• **STATED EXERCISE**: Look through the listing below and give the number of lines that hold "this". Say nothing more.

• **INPUT DATA**:
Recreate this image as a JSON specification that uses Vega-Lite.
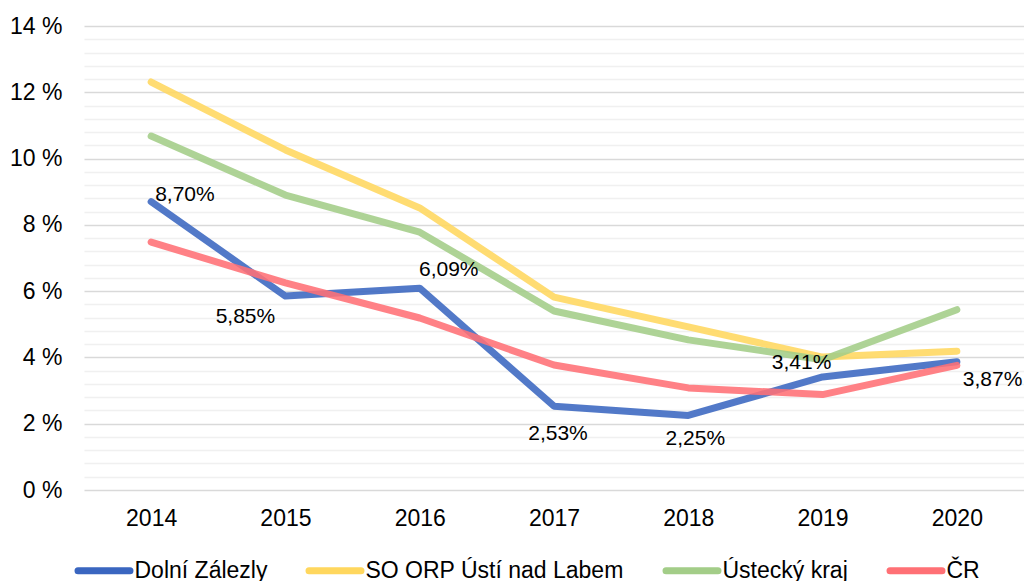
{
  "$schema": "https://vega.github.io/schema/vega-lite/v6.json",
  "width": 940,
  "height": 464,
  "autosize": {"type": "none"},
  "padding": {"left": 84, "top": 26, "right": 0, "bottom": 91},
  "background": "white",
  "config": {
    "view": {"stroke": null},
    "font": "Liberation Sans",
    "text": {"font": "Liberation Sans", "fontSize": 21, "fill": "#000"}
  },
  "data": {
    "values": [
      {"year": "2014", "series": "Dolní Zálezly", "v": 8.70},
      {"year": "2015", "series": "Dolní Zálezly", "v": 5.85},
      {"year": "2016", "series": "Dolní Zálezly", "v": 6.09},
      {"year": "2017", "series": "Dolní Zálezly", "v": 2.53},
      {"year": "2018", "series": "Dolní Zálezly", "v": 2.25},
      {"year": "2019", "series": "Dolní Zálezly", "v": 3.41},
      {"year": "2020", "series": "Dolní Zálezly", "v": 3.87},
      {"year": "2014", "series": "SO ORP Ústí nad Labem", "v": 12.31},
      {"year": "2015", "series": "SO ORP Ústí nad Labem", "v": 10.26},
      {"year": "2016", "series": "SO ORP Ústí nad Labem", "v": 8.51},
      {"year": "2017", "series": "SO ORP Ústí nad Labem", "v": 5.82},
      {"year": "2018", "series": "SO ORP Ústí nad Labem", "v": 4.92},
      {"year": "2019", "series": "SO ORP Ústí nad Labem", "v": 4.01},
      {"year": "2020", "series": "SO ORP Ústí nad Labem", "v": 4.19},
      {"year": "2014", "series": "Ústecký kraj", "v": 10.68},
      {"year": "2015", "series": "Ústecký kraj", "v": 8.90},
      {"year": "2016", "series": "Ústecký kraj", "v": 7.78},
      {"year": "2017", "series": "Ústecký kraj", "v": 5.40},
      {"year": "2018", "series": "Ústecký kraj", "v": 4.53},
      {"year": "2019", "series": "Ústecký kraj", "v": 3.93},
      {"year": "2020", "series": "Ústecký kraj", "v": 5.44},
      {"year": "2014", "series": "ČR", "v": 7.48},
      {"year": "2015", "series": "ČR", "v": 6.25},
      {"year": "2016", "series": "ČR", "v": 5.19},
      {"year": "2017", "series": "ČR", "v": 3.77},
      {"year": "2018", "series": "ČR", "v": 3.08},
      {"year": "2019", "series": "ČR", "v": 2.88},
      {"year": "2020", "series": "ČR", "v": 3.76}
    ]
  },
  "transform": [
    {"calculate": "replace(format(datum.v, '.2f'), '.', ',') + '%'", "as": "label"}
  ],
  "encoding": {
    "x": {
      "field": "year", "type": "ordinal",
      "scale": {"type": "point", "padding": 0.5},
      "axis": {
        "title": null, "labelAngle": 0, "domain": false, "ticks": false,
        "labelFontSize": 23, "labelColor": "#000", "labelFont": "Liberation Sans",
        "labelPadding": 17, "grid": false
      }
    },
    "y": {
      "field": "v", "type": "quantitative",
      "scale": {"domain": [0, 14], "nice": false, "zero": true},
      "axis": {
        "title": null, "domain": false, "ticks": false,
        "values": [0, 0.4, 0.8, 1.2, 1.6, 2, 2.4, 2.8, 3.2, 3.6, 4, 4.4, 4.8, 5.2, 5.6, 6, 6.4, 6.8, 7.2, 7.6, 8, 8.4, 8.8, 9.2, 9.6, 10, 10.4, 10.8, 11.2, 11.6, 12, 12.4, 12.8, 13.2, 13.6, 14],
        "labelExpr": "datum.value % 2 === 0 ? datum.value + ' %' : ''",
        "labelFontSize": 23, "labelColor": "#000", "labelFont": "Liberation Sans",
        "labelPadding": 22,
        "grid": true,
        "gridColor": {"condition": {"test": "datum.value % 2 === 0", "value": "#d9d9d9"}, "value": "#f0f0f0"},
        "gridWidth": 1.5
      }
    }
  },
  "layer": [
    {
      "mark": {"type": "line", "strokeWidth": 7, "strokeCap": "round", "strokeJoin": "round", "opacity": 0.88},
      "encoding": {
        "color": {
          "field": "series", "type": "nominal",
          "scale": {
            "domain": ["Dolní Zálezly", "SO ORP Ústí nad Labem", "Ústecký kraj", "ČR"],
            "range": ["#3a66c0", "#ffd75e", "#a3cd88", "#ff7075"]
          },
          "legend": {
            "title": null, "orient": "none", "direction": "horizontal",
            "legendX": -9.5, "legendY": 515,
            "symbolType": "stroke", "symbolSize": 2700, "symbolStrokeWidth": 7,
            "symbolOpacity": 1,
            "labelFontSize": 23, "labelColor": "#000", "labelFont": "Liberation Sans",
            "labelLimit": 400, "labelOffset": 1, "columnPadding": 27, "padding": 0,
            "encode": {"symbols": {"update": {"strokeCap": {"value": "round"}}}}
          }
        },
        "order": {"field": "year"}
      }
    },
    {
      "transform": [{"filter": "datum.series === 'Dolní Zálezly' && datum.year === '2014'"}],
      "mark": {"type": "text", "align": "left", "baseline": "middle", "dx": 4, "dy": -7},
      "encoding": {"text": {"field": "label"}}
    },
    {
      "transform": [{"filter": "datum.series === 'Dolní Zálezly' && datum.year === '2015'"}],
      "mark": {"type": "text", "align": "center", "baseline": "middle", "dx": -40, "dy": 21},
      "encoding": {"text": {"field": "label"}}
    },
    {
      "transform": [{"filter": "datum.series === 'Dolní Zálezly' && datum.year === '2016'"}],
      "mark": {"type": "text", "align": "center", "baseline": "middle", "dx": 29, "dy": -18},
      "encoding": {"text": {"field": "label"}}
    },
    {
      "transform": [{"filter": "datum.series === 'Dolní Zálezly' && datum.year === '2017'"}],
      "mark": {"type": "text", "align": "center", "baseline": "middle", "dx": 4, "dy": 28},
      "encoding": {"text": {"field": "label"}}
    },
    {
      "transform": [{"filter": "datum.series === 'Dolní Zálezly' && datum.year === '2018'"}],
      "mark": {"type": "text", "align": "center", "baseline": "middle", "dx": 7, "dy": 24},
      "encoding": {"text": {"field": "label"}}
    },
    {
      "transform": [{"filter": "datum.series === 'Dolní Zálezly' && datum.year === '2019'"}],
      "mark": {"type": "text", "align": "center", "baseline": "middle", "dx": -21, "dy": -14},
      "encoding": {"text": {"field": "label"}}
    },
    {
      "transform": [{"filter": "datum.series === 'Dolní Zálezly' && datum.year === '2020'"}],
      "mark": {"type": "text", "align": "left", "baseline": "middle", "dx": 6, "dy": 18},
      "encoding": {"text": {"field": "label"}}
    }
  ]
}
* * *
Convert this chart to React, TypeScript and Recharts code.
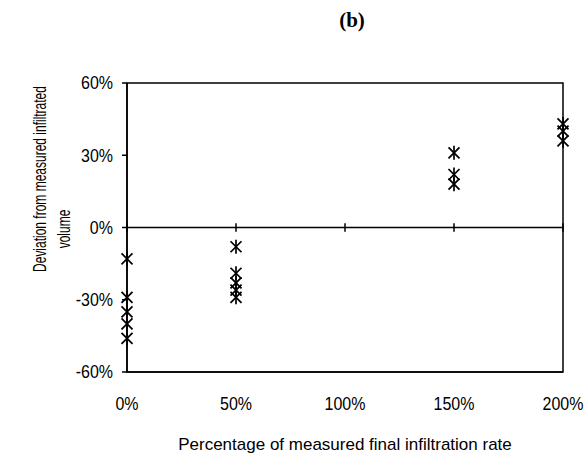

• **ANSWER**: 2